While it may well be beneficial for first time buyers, the continued uncertainty following the Brexit vote has led to a well-documented drop in overall consumer confidence with the Royal Institution of Chartered Surveyors claiming that they had seen the fastest decline in property sales since the global recession in 2008.

This provides us with a sharp contrast to the rental market where there has been a significant increase in the number of properties on the market. However, due to increased demand across the whole of the country for rental properties, there is also a suggestion that this increase in properties is due to the earlier issue that was raised regarding the number of buy-to-let landlords rushing to complete deals and subsequently putting the properties on the market.

There is, however, a fascinating insight that has recently emerged with regards to the London housing market. The capital has long been regarded as something of a safe haven in terms of housing, with the value of property increasing immensely year after year, regardless of the economic conditions in other parts of the country. However, it has emerged that rents in London have fallen annually for the first time in six years due to growing uncertainty surrounding the city’s continued prosperity following the Brexit vote and the suggestion that it could lose its EU passport, which would ensure that it loses its ‘financial capital’ status.

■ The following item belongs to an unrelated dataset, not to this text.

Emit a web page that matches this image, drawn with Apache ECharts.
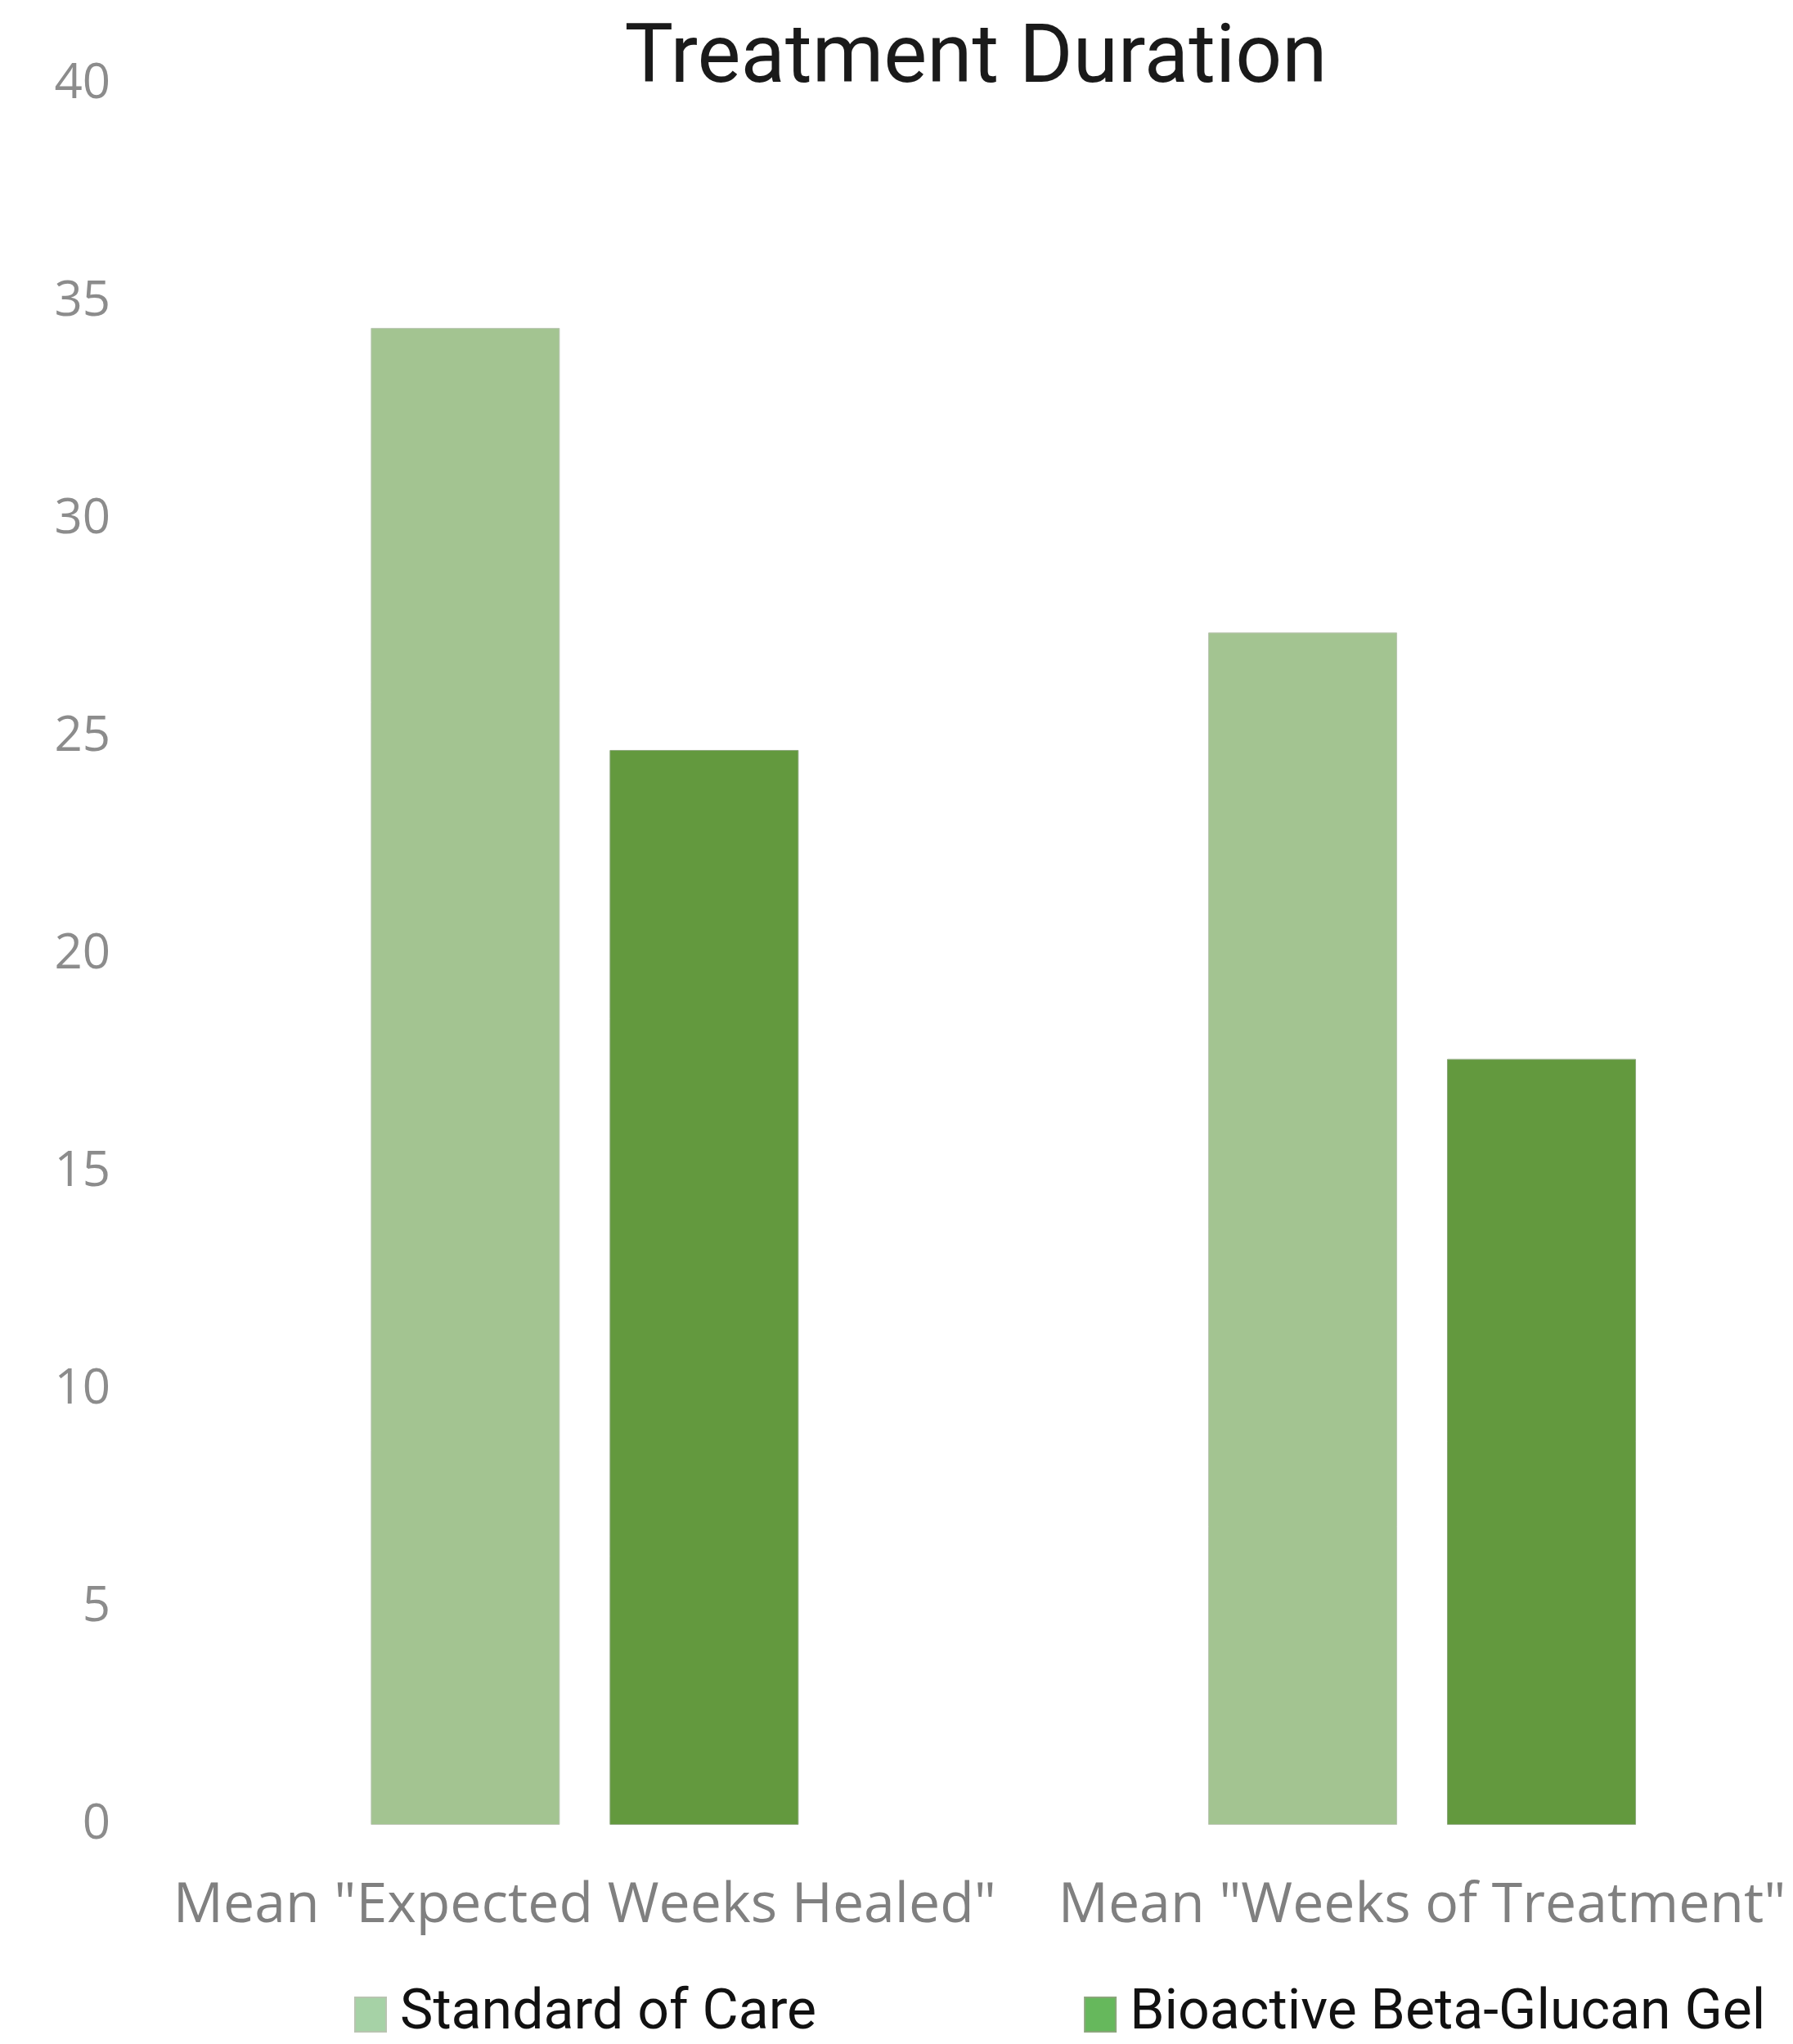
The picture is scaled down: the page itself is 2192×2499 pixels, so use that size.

This shift in the property landscape presents an interesting time for London-based landlords and it is one which they will potentially have to adapt to if they are to maintain a higher level of rental income. A shift in focus onto the growing number of overseas tenants could well prove to be a shrewd move due to the fact that more and more wealthy students and young people are viewing London as an essential destination to cross off their list. This has led to an increase in those seeking out landlord furniture packages as a way of luxuriously furnishing their properties to appease the tastes of their wealthy tenants and avoiding the prospect of having to heavily invest in upmarket furniture.

However, it remains to be seen whether or not this trend will continue to offer prosperity due to the fact that there have already been surveys suggesting that around a third fewer international students will choose to come to the UK and study following the unprecedented vote to quit the Union. It appears that this period of uncertainty will continue until Britain’s future relationship is with the EU is finalised.